AAAR 34th Annual Conference
October 12 - October 16, 2015
Hyatt Regency
Minneapolis, Minnesota, USA
Abstract View
What is the Meaning of “Non-liquid” or “Liquid” Applied to Secondary Organic Material? Highlighting Differences in the Effects of Absorbed Water on Physical Properties Compared to Chemical Reactivity
SCOT MARTIN, Yong Jie Li, Pengfei Liu, Zhaoheng Gong, Yan Wang, Adam Bateman, Harvard University
Abstract Number: 58 Working Group: The Role of Water in Aerosol Chemistry
Abstract Ammonia uptake was studied for secondary organic material (SOM) of variable viscosity, ranging from non-liquid to liquid physical states. The SOM was produced in aerosol form from six precursors, including three terpenoid and three aromatic species. The viscosity of the hygroscopic SOM was adjusted by increasing the relative humidity (RH) in steps of 10% from <5% to >90% RH at 293 +/- 2 K in a plug-flow configuration. In a follow-on continuously mixed flow reactor, the aerosol was exposed to 5 ppm NH3 for average reaction times of 30, 370, or 5230 s.
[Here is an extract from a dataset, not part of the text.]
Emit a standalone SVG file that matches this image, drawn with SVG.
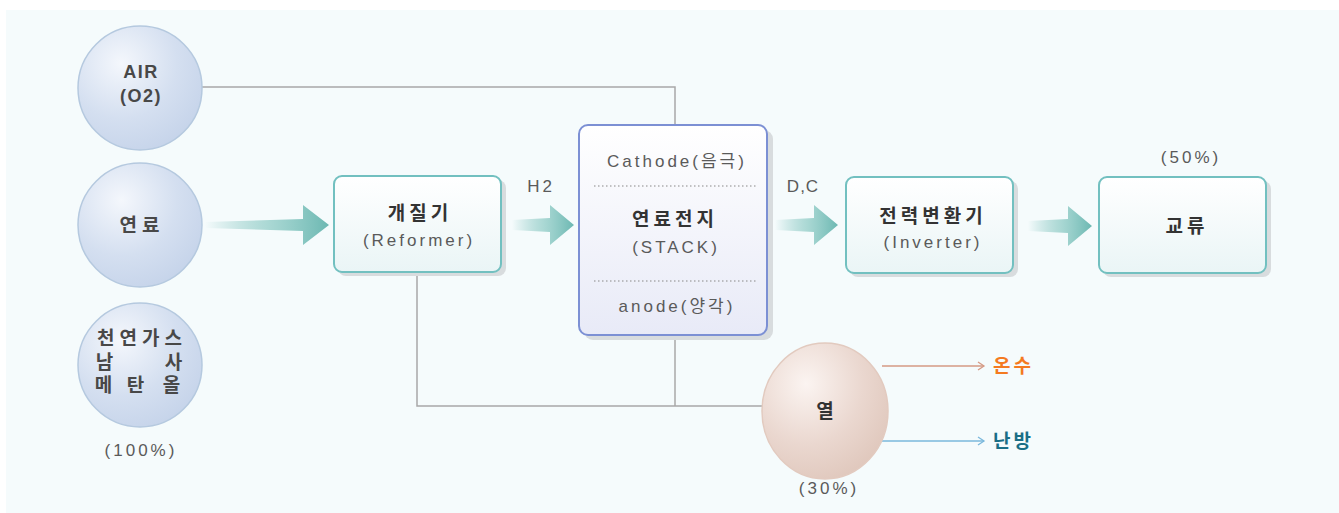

The ammonium-to-organic ratio of mass concentrations was < 0.03 for toluene SOM below a threshold RH. Above this threshold RH, ammonium-to-organic ratio increased to > 0.03 for toluene SOM, implicating an increase in NH3 chemical diffusivity in the SOM and suggesting a transition to a less diffusion-limited regime. The transition with respect to chemical diffusivity was <5% RH for SOM derived from isoprene (i.e., liquid SOM even to low RH), 40% RH for SOM derived from alpha-pinene, toluene, m-xylene, and 1,3,5-trimethylbenzene, and 80% for SOM derived from beta-caryophyllene. These values related to chemical reactivity differ from the RH transitions for physical behavior. For instance, for alpha-pinene-derived SOM the transition for chemical reactivity of 40% RH can be compared to the transition from rebounding to non-rebounding particles of 80% RH, calling attention to the limitations in inferring chemical behavior from physical behavior. The implication is that chemical transport models directly calibrated to the RH transitions for chemical reactivity could be more accurate than models calibrated to surrogates for reactivity based on physical properties.